Lack of transparency and openness

Several adolescent girls died during the study of the human papilloma virus vaccine, conducted in Andhra Pradesh and Gujarat by PATH and the Indian Council of Medical Research. The study raised a controversy, and one of the important reasons for the erosion of trust in the vaccination system was the lack of transparency. The government stalled all efforts by civil society organisations to obtain the details of the study protocol. The government also failed to engage with the press or any form of media to explain these deaths. It was a detailed investigation by a civil society organisation that uncovered the malpractices and the details of the trial (47). Lack of transparency in the vaccination policy seriously hampers trust, and this influences the decisions of the parents.

Ethical imperative to engage with communities on vaccination

Active community engagement is one of the key measures for ensuring that the vaccination policy and health system are viewed as trustworthy (48). As mentioned earlier, trust in the vaccine provider, doctor, nurse or community health worker can be negotiated through active dialogue. However, it is difficult to build and sustain trust in the case of institutions such as the health system, since these are distant from the people; unless there specific measures are taken to promote engagement with the community. Trust is a double-edged sword. Too much trust, ie blind and unquestioning trust, can push people into a vulnerable position, while too little trust can keep them from participating in and reaping the benefits of public health interventions. To empower people with the right type and amount of trust, it is an ethical imperative to engage in a dialogue with the community (49).

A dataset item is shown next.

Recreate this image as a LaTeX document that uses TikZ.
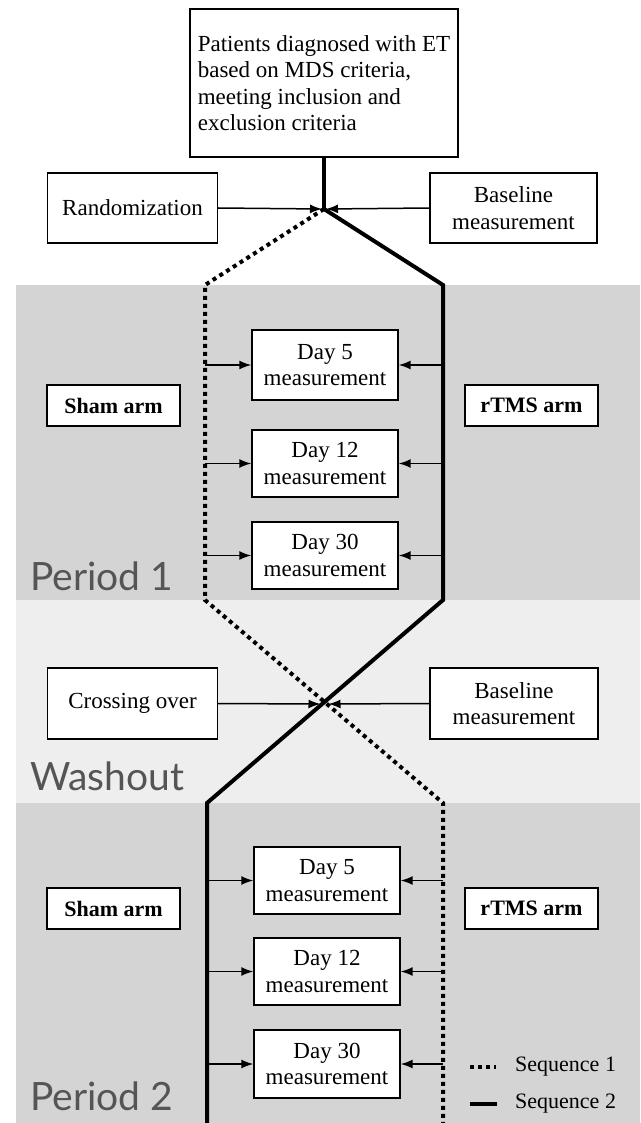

Active community engagement with respect to vaccination policies can comprise of the following:

  1. having community representatives (parents of children in the relevant age group) in vaccination committees to hear their opinions and engage them in policy decisions
  2. establishing a horizontal dialogue with communities during the introduction of new vaccines, change in the vaccination schedule, trials of experimental vaccines, etc., and not just focusing on the provision of information
  3. establishing community-based vaccination surveillance, in which data on the incidence of vaccine-preventable diseases, vaccination coverage and adverse events following vaccination are collected and reported by community members
  4. responsible engagement of community champions who spearhead the movement for the dissemination of credible, authoritative information on vaccines
  5. adopting a judicious approach to informing the community about adverse events following vaccination, so that panic is not created and at the same time, appropriate information is disseminated, ensuring transparency
  6. establishing appropriate mechanisms of accountability with the participation of the community members, who should be empowered to question vaccination practices and make informed decisions for themselves
  7. creating community ownership of the health of the children and their own future, and empowering communities to demand vaccination services and not act as just passive recipients of vaccinations

Active engagement of the community will assist those who make active and participative decisions on vaccination to be better informed. The objective of appropriate community engagement is not just to increase the acceptance of vaccines, but to promote a sense of self-determination that would allow the community members to make well-informed decisions on which vaccines to accept and reject for their children. To sum up, community engagement is an ethical imperative to help people realise their right to good health.

Conflicts of interest: The author declares no conflicts of interest.